Feb
The who Avatar hype machine is beyond insane. When it was people claiming how awesome it would be because James Cameron was Directing it was silly. When critics and other in the industry started buying into the hype it was surprising. When reviews started saying how awesome it was despite critics usually flaying alive any film with such a heavy focus on special effects over plot it was stupid. When people got abused by Avatards on internet forums for saying they enjoyed it but it wasn’t ‘all that’ it was pathetic fanboyism. When Avatar’s initially didn’t blow the box office away and we got headlines like “Avatar almost breaks records” it was ridiculous. And when people started naming their kids Pandora (presumably they will have a stalker named Adrian when they get older) and getting depressed because they couldn’t live in the CGI world Avatar had created it was simply sad. Now I am beginning to think money is involved.

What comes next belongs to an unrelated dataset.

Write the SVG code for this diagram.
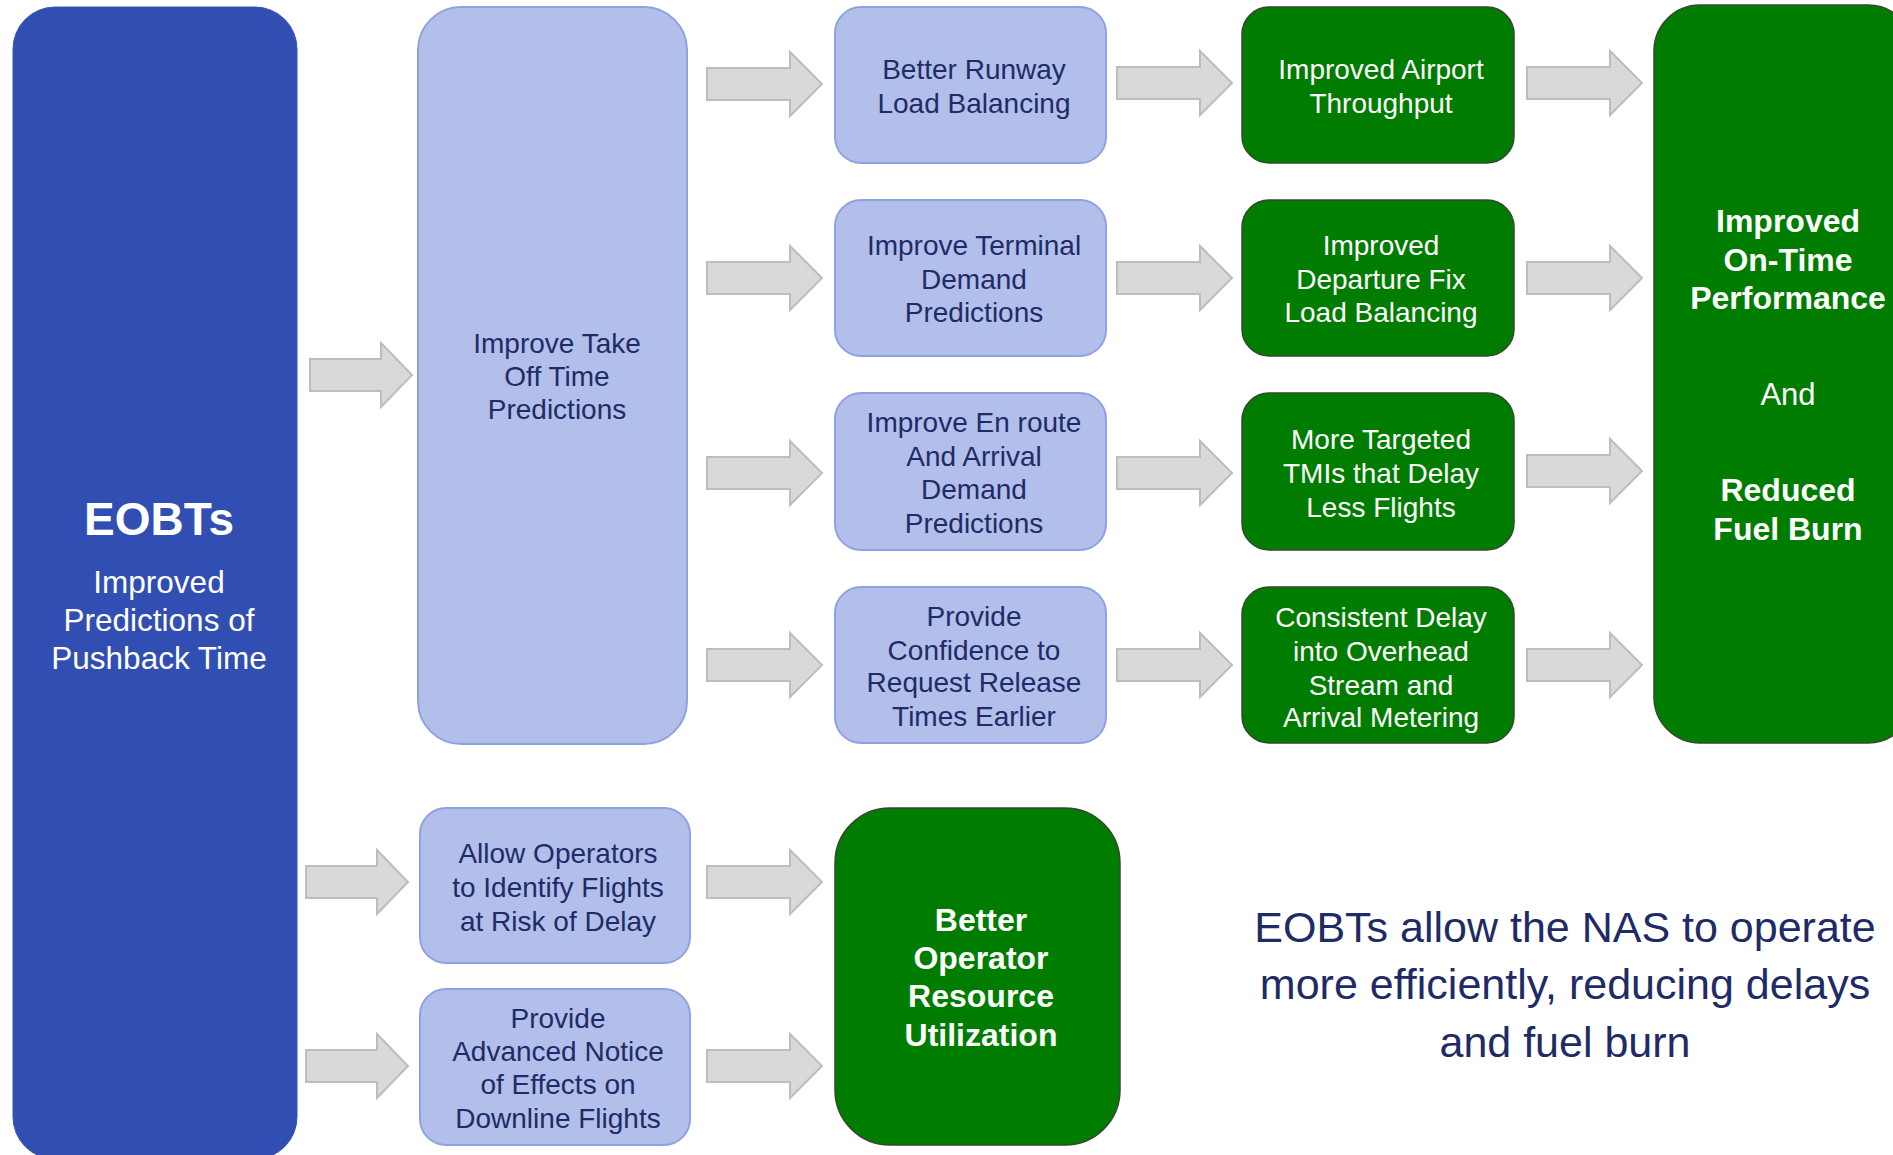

Avatar is in the race for the Academy Award for Best Picture. Yes it should be a sure thing for just about every technical award going but best picture? Come on! I like Avatar, it is an amazing film to look at and it is entertaining in a superficial way but that in no way means it deserves to be recognised in this fashion. I’m no movie critic, I only watch films that I expect to enjoy. That is my prime reason for watching films but it does help when they are well written, acted and directed. However I am under no illusion that some of the films I enjoy are not great works of art and I don’t expect them to be recognised as such. Avatar is no great work of cinematic art. It isn’t the best Science Fiction film of the last year. It wasn’t even the best film for its month of release. How can it possibly be recognised as Best Picture? The upside of course is that should it win a high profile award then the Academy might get over its prejudice against genre films.
My theory is that this is about mass rationalisation. So many people have gone along with the hype and hysteria that the whole industry now feels Avatar needs a worthy accolade to justify said hype and hysteria. Technical awards and viewer voted awards are a given and expected so it has to be given an award of note. Otherwise too many people who pride themselves as being cinema connoisseurs will be outed as little more than simpletons impressed by anything shiny or whatever is cool.
Still it wouldn’t be the first time James Cameron got himself a bag load of Oscars for a tedious love story wrapped up in fancy special effects.
And here is everybody’s favourite Star Wars Prequel reviewer to highlight the good and the bad of Avatar:
Part 1:
Part 2

2 Responses to “The Ridiculous Avatar Situation”
I watched District 9 again on BluRay the other evening – I noticed more this time how actually the story isn’t a million miles away from Avatar, about a human gradually coming to sympathise with aliens and then become one. Difference was it was FAR better acted and directed, had much more character development and journey, and IMHO for the $30m budget the special effects were possibly more impressive than Avatar – virtually seamless CG creatures (and far more complex in design) interacting with the actual real world, whereas Avatar is basically a motion-captured Pixar movie for most of its length. And the power armour design is better too!
District 9 is just in a different league to Avatar. It is superior in nearly every way. I’d say it loses out in the special effects area purely because the scope of what Avatar did is much larger. However in District 9 the effects serve the plot, not the other way around.